EXERCISE DESCRIPTION: Transcribe every line exactly. Leave the pictures behind.

COLLECTED DATA:
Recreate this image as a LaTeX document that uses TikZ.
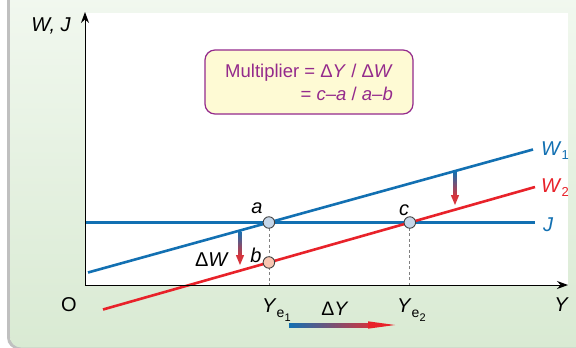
\documentclass[tikz,border=0pt]{standalone}
\usepackage{fontspec}
\setmainfont{Liberation Sans}
\usetikzlibrary{arrows.meta}
\definecolor{lblue}{RGB}{18,112,178}
\definecolor{lred}{RGB}{232,34,42}
\definecolor{mpurple}{RGB}{148,42,140}
\definecolor{mfill}{RGB}{254,250,212}
\definecolor{gtop}{RGB}{243,249,241}
\definecolor{gbot}{RGB}{217,234,211}
\definecolor{bgray}{RGB}{192,192,192}
\definecolor{ptblue}{RGB}{198,214,232}
\definecolor{ptred}{RGB}{248,198,178}
\definecolor{arred}{RGB}{214,52,60}
\tikzset{
  lbl/.style={inner sep=0pt, font=\fontsize{20}{22}\selectfont},
  curve/.style={line width=2.6pt},
  guide/.style={gray, line width=0.8pt, dash pattern=on 3pt off 2.5pt},
  pt/.style={circle, draw=black!75, line width=0.9pt, minimum size=11.5pt, inner sep=0pt},
  axis/.style={line width=1pt, -{Stealth[length=11pt,width=8pt]}},
}
\begin{document}
\begin{tikzpicture}[x=1pt,y=-1pt]
\useasboundingbox (0,0) rectangle (576,348);
% panel
\fill[bgray, rounded corners=12pt] (7,-30) -- (7,349.5) -- (620,349.5) -- (620,-30) -- cycle;
\shade[top color=gtop, bottom color=gbot, rounded corners=11pt] (10,-30) -- (10,347.5) -- (620,347.5) -- (620,-30) -- cycle;
\fill[white] (85,13) rectangle (568,285);
% coordinates
\coordinate (O) at (85,285);
\coordinate (ytop) at (85,12);
\coordinate (xend) at (568,285);
\coordinate (W1s) at (88,272.5);
\coordinate (W1e) at (533,149.5);
\coordinate (W2s) at (103,309.5);
\coordinate (W2e) at (535,187);
\coordinate (Js) at (86,222.5);
\coordinate (Je) at (535,222.5);
\coordinate (a) at (intersection of W1s--W1e and Js--Je);
\coordinate (a0) at (a |- O);
\coordinate (b) at (intersection of W2s--W2e and a--a0);
\coordinate (c) at (intersection of W2s--W2e and Js--Je);
\coordinate (c0) at (c |- O);
% guides
\draw[guide] (a) -- (a0);
\draw[guide] (c) -- (c0);
% curves
\draw[curve, lblue] (Js) -- (Je);
\draw[curve, lblue] (W1s) -- (W1e);
\draw[curve, lred] (W2s) -- (W2e);
% axes
\draw[axis] (O) -- (ytop);
\draw[axis] (O) -- (xend);
% shift arrows
\shade[top color=lblue, bottom color=arred] (238.6,231) rectangle (241.4,256);
\fill[arred] (235.8,255) -- (244.2,255) -- (240,265) -- cycle;
\shade[top color=lblue, bottom color=arred] (453.6,171.5) rectangle (456.4,196);
\fill[arred] (450.8,195) -- (459.2,195) -- (455,205) -- cycle;
% Delta Y arrow
\shade[left color=lblue, right color=arred] (289,323) rectangle (372,327);
\fill[lred] (368,321.3) -- (395,325) -- (368,328.7) -- cycle;
% points
\node[pt, fill=ptblue] (pa) at (a) {};
\node[pt, fill=ptred] (pb) at (b) {};
\node[pt, fill=ptblue] (pc) at (c) {};
% labels
\node[lbl] (lwj) at (51,26) {\itshape W, J};
\node[lbl] (lO) at (69,305) {O};
\node[lbl] (lY) at (561,305) {\itshape Y};
\node[lbl] (la) at (257,208) {\itshape a};
\node[lbl] (lb) at (256,255) {\itshape b};
\node[lbl] (lc) at (404,210) {\itshape c};
\node[lbl] (ldw) at (212,260) {Δ\textit{W}};
\node[lbl, lblue, anchor=base west] (lw1) at (541,155) {\textit{W}\raisebox{-4pt}{\fontsize{13}{13}\selectfont 1}};
\node[lbl, lred, anchor=base west] (lw2) at (541,192) {\textit{W}\raisebox{-4pt}{\fontsize{13}{13}\selectfont 2}};
\node[lbl, lblue] (lj) at (548,225) {\itshape J};
\node[lbl, anchor=base west] (ye1) at (262,312) {\textit{Y}\raisebox{-5pt}{\fontsize{14}{14}\selectfont e}\raisebox{-9pt}{\fontsize{11}{11}\selectfont 1}};
\node[lbl, anchor=base west] (ye2) at (397,312) {\textit{Y}\raisebox{-5pt}{\fontsize{14}{14}\selectfont e}\raisebox{-9pt}{\fontsize{11}{11}\selectfont 2}};
\node[inner sep=0pt, font=\fontsize{19.5}{21}\selectfont] (ldy) at (335,309) {Δ\textit{Y}};
% multiplier box
\node[draw=mpurple, fill=mfill, line width=1.2pt, rounded corners=10pt, minimum width=208pt, minimum height=64pt, text=mpurple, align=right, font=\fontsize{18.5}{23}\selectfont] (mult) at (309,82) {Multiplier = Δ\textit{Y} / Δ\textit{W}\\= \textit{c}–\textit{a} / \textit{a}–\textit{b}};
\end{tikzpicture}
\end{document}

EXERCISE RESPONSE:
Recreate this image as a LaTeX document that uses TikZ.
\documentclass[tikz,border=0pt]{standalone}
\usepackage{fontspec}
\setmainfont{Liberation Sans}
\usetikzlibrary{arrows.meta}
\definecolor{lblue}{RGB}{18,112,178}
\definecolor{lred}{RGB}{232,34,42}
\definecolor{mpurple}{RGB}{148,42,140}
\definecolor{mfill}{RGB}{254,250,212}
\definecolor{gtop}{RGB}{243,249,241}
\definecolor{gbot}{RGB}{217,234,211}
\definecolor{bgray}{RGB}{192,192,192}
\definecolor{ptblue}{RGB}{198,214,232}
\definecolor{ptred}{RGB}{248,198,178}
\definecolor{arred}{RGB}{214,52,60}
\tikzset{
  lbl/.style={inner sep=0pt, font=\fontsize{20}{22}\selectfont},
  curve/.style={line width=2.6pt},
  guide/.style={gray, line width=0.8pt, dash pattern=on 3pt off 2.5pt},
  pt/.style={circle, draw=black!75, line width=0.9pt, minimum size=11.5pt, inner sep=0pt},
  axis/.style={line width=1pt, -{Stealth[length=11pt,width=8pt]}},
}
\begin{document}
\begin{tikzpicture}[x=1pt,y=-1pt]
\useasboundingbox (0,0) rectangle (576,348);
% panel
\fill[bgray, rounded corners=12pt] (7,-30) -- (7,349.5) -- (620,349.5) -- (620,-30) -- cycle;
\shade[top color=gtop, bottom color=gbot, rounded corners=11pt] (10,-30) -- (10,347.5) -- (620,347.5) -- (620,-30) -- cycle;
\fill[white] (85,13) rectangle (568,285);
% coordinates
\coordinate (O) at (85,285);
\coordinate (ytop) at (85,12);
\coordinate (xend) at (568,285);
\coordinate (W1s) at (88,272.5);
\coordinate (W1e) at (533,149.5);
\coordinate (W2s) at (103,309.5);
\coordinate (W2e) at (535,187);
\coordinate (Js) at (86,222.5);
\coordinate (Je) at (535,222.5);
\coordinate (a) at (intersection of W1s--W1e and Js--Je);
\coordinate (a0) at (a |- O);
\coordinate (b) at (intersection of W2s--W2e and a--a0);
\coordinate (c) at (intersection of W2s--W2e and Js--Je);
\coordinate (c0) at (c |- O);
% guides
\draw[guide] (a) -- (a0);
\draw[guide] (c) -- (c0);
% curves
\draw[curve, lblue] (Js) -- (Je);
\draw[curve, lblue] (W1s) -- (W1e);
\draw[curve, lred] (W2s) -- (W2e);
% axes
\draw[axis] (O) -- (ytop);
\draw[axis] (O) -- (xend);
% shift arrows
\shade[top color=lblue, bottom color=arred] (238.6,231) rectangle (241.4,256);
\fill[arred] (235.8,255) -- (244.2,255) -- (240,265) -- cycle;
\shade[top color=lblue, bottom color=arred] (453.6,171.5) rectangle (456.4,196);
\fill[arred] (450.8,195) -- (459.2,195) -- (455,205) -- cycle;
% Delta Y arrow
\shade[left color=lblue, right color=arred] (289,323) rectangle (372,327);
\fill[lred] (368,321.3) -- (395,325) -- (368,328.7) -- cycle;
% points
\node[pt, fill=ptblue] (pa) at (a) {};
\node[pt, fill=ptred] (pb) at (b) {};
\node[pt, fill=ptblue] (pc) at (c) {};
% labels
\node[lbl] (lwj) at (51,26) {\itshape W, J};
\node[lbl] (lO) at (69,305) {O};
\node[lbl] (lY) at (561,305) {\itshape Y};
\node[lbl] (la) at (257,208) {\itshape a};
\node[lbl] (lb) at (256,255) {\itshape b};
\node[lbl] (lc) at (404,210) {\itshape c};
\node[lbl] (ldw) at (212,260) {Δ\textit{W}};
\node[lbl, lblue, anchor=base west] (lw1) at (541,155) {\textit{W}\raisebox{-4pt}{\fontsize{13}{13}\selectfont 1}};
\node[lbl, lred, anchor=base west] (lw2) at (541,192) {\textit{W}\raisebox{-4pt}{\fontsize{13}{13}\selectfont 2}};
\node[lbl, lblue] (lj) at (548,225) {\itshape J};
\node[lbl, anchor=base west] (ye1) at (262,312) {\textit{Y}\raisebox{-5pt}{\fontsize{14}{14}\selectfont e}\raisebox{-9pt}{\fontsize{11}{11}\selectfont 1}};
\node[lbl, anchor=base west] (ye2) at (397,312) {\textit{Y}\raisebox{-5pt}{\fontsize{14}{14}\selectfont e}\raisebox{-9pt}{\fontsize{11}{11}\selectfont 2}};
\node[inner sep=0pt, font=\fontsize{19.5}{21}\selectfont] (ldy) at (335,309) {Δ\textit{Y}};
% multiplier box
\node[draw=mpurple, fill=mfill, line width=1.2pt, rounded corners=10pt, minimum width=208pt, minimum height=64pt, text=mpurple, align=right, font=\fontsize{18.5}{23}\selectfont] (mult) at (309,82) {Multiplier = Δ\textit{Y} / Δ\textit{W}\\= \textit{c}–\textit{a} / \textit{a}–\textit{b}};
\end{tikzpicture}
\end{document}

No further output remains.